■ Task objective: Set down word for word each line from the start of the listing through the line that contains "oneline, below of=prior]", both included.
==================================================
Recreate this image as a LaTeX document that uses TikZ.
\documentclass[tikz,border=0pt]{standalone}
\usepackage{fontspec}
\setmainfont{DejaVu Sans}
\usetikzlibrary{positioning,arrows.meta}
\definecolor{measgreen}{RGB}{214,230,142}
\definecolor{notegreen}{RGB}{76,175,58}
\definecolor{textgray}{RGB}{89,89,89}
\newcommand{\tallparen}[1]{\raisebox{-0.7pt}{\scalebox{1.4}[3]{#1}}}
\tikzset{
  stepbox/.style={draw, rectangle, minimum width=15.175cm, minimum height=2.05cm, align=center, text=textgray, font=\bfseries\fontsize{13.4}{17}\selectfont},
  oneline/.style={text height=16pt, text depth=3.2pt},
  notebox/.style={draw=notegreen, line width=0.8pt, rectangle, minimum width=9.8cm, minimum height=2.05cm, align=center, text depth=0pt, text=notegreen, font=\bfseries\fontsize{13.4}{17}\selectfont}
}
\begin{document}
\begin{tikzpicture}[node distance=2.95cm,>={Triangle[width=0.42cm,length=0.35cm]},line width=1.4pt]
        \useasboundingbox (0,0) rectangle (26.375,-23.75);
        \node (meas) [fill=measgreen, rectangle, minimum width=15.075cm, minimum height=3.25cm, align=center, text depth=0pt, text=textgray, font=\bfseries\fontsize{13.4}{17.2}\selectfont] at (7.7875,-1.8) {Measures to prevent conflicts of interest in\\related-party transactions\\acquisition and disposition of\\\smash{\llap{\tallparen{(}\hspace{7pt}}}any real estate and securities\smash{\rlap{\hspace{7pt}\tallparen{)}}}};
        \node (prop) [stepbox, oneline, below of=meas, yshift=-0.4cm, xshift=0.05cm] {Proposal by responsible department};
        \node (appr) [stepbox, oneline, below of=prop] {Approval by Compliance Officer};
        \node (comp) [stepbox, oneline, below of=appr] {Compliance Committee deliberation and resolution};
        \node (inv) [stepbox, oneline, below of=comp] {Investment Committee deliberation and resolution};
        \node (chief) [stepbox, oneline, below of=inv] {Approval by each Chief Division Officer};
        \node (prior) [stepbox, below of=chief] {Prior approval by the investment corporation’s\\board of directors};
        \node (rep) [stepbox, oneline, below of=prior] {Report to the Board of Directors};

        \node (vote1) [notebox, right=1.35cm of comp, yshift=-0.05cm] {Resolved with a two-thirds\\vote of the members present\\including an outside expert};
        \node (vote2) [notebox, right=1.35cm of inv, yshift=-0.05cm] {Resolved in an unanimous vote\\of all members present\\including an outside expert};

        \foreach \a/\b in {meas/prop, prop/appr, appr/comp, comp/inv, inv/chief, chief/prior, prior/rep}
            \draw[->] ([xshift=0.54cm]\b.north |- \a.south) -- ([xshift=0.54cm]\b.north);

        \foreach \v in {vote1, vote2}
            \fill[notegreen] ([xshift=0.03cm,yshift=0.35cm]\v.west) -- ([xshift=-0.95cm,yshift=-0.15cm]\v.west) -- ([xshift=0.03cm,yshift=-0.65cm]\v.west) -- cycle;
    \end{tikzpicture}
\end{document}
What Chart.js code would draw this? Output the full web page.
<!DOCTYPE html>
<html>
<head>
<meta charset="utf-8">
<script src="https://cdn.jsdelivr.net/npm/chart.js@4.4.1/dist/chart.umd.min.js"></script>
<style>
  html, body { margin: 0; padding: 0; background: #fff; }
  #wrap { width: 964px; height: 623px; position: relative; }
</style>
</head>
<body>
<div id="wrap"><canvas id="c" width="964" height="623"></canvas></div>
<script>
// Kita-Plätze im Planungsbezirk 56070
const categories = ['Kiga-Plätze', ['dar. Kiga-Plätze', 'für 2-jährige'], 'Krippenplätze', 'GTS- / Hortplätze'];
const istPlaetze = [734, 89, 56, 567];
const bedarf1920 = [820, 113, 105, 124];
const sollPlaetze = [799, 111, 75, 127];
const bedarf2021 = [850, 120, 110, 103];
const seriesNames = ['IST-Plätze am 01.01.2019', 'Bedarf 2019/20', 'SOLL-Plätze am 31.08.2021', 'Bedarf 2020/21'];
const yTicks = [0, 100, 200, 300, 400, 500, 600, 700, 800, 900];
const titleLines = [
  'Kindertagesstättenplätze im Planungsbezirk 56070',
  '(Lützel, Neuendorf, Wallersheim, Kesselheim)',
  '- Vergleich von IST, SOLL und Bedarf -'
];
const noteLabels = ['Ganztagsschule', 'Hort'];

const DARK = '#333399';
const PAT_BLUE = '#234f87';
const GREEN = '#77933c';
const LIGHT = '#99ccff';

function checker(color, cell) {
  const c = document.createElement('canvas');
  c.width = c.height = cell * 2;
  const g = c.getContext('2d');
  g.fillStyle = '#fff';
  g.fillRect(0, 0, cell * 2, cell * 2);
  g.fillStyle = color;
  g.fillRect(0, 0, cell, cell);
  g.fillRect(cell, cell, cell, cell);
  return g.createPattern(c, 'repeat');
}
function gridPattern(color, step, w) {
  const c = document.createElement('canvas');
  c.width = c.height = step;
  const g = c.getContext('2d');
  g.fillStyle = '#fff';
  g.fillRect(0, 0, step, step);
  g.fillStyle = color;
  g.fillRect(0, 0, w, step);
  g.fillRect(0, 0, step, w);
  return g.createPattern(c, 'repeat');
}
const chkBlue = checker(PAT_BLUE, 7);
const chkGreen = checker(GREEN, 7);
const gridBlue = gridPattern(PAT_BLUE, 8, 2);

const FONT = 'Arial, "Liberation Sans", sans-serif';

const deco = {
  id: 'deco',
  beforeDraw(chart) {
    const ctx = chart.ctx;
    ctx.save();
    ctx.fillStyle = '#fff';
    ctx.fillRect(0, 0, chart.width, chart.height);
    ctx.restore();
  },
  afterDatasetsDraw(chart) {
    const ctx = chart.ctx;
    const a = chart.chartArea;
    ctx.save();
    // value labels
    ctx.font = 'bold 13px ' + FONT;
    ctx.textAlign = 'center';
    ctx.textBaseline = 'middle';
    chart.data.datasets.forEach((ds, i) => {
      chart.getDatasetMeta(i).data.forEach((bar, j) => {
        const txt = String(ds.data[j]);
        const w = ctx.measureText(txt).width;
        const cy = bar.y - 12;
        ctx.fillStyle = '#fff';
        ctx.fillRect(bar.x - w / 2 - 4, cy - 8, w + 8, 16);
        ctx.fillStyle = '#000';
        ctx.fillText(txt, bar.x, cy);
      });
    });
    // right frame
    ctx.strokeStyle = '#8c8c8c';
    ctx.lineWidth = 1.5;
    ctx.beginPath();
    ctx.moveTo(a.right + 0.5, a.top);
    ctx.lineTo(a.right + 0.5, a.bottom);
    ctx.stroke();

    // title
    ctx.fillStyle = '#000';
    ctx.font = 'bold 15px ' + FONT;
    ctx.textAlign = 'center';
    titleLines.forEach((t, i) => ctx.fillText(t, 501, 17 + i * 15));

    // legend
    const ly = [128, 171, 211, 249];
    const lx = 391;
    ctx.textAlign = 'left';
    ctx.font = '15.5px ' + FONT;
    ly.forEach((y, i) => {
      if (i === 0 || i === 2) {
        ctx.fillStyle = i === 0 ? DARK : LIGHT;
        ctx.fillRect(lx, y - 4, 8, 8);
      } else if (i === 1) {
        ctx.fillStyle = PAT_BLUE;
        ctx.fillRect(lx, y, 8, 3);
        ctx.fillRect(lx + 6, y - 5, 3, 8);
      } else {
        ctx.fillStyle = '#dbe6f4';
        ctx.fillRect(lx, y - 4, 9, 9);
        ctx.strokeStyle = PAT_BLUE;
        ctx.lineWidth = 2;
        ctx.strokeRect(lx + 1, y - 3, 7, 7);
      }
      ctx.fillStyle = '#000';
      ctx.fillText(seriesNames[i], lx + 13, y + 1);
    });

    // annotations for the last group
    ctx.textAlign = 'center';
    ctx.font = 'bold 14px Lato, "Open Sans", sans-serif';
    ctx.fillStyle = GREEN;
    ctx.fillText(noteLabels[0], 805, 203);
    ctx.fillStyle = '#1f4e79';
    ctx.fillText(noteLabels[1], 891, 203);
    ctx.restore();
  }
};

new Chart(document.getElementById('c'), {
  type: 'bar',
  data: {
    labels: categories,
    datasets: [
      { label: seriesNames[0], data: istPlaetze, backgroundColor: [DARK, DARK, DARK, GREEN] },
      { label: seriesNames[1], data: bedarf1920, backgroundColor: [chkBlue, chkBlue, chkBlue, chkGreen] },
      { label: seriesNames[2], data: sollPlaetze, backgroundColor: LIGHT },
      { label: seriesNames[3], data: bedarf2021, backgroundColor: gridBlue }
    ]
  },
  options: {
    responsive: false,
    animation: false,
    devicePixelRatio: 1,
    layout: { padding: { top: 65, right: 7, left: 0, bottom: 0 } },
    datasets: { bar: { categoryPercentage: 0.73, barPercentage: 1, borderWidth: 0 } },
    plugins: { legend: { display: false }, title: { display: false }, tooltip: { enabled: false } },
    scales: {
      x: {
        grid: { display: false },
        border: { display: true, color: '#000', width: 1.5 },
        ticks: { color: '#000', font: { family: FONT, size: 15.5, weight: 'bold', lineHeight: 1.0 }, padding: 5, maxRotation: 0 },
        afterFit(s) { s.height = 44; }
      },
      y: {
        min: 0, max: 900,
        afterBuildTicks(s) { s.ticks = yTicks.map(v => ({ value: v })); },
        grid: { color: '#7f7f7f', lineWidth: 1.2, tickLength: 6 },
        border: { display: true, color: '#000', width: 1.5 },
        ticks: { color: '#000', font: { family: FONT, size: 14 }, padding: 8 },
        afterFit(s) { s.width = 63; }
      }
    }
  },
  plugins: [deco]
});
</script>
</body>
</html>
==================================================
■ Exercise solution:
Recreate this image as a LaTeX document that uses TikZ.
\documentclass[tikz,border=0pt]{standalone}
\usepackage{fontspec}
\setmainfont{DejaVu Sans}
\usetikzlibrary{positioning,arrows.meta}
\definecolor{measgreen}{RGB}{214,230,142}
\definecolor{notegreen}{RGB}{76,175,58}
\definecolor{textgray}{RGB}{89,89,89}
\newcommand{\tallparen}[1]{\raisebox{-0.7pt}{\scalebox{1.4}[3]{#1}}}
\tikzset{
  stepbox/.style={draw, rectangle, minimum width=15.175cm, minimum height=2.05cm, align=center, text=textgray, font=\bfseries\fontsize{13.4}{17}\selectfont},
  oneline/.style={text height=16pt, text depth=3.2pt},
  notebox/.style={draw=notegreen, line width=0.8pt, rectangle, minimum width=9.8cm, minimum height=2.05cm, align=center, text depth=0pt, text=notegreen, font=\bfseries\fontsize{13.4}{17}\selectfont}
}
\begin{document}
\begin{tikzpicture}[node distance=2.95cm,>={Triangle[width=0.42cm,length=0.35cm]},line width=1.4pt]
        \useasboundingbox (0,0) rectangle (26.375,-23.75);
        \node (meas) [fill=measgreen, rectangle, minimum width=15.075cm, minimum height=3.25cm, align=center, text depth=0pt, text=textgray, font=\bfseries\fontsize{13.4}{17.2}\selectfont] at (7.7875,-1.8) {Measures to prevent conflicts of interest in\\related-party transactions\\acquisition and disposition of\\\smash{\llap{\tallparen{(}\hspace{7pt}}}any real estate and securities\smash{\rlap{\hspace{7pt}\tallparen{)}}}};
        \node (prop) [stepbox, oneline, below of=meas, yshift=-0.4cm, xshift=0.05cm] {Proposal by responsible department};
        \node (appr) [stepbox, oneline, below of=prop] {Approval by Compliance Officer};
        \node (comp) [stepbox, oneline, below of=appr] {Compliance Committee deliberation and resolution};
        \node (inv) [stepbox, oneline, below of=comp] {Investment Committee deliberation and resolution};
        \node (chief) [stepbox, oneline, below of=inv] {Approval by each Chief Division Officer};
        \node (prior) [stepbox, below of=chief] {Prior approval by the investment corporation’s\\board of directors};
        \node (rep) [stepbox, oneline, below of=prior] {Report to the Board of Directors};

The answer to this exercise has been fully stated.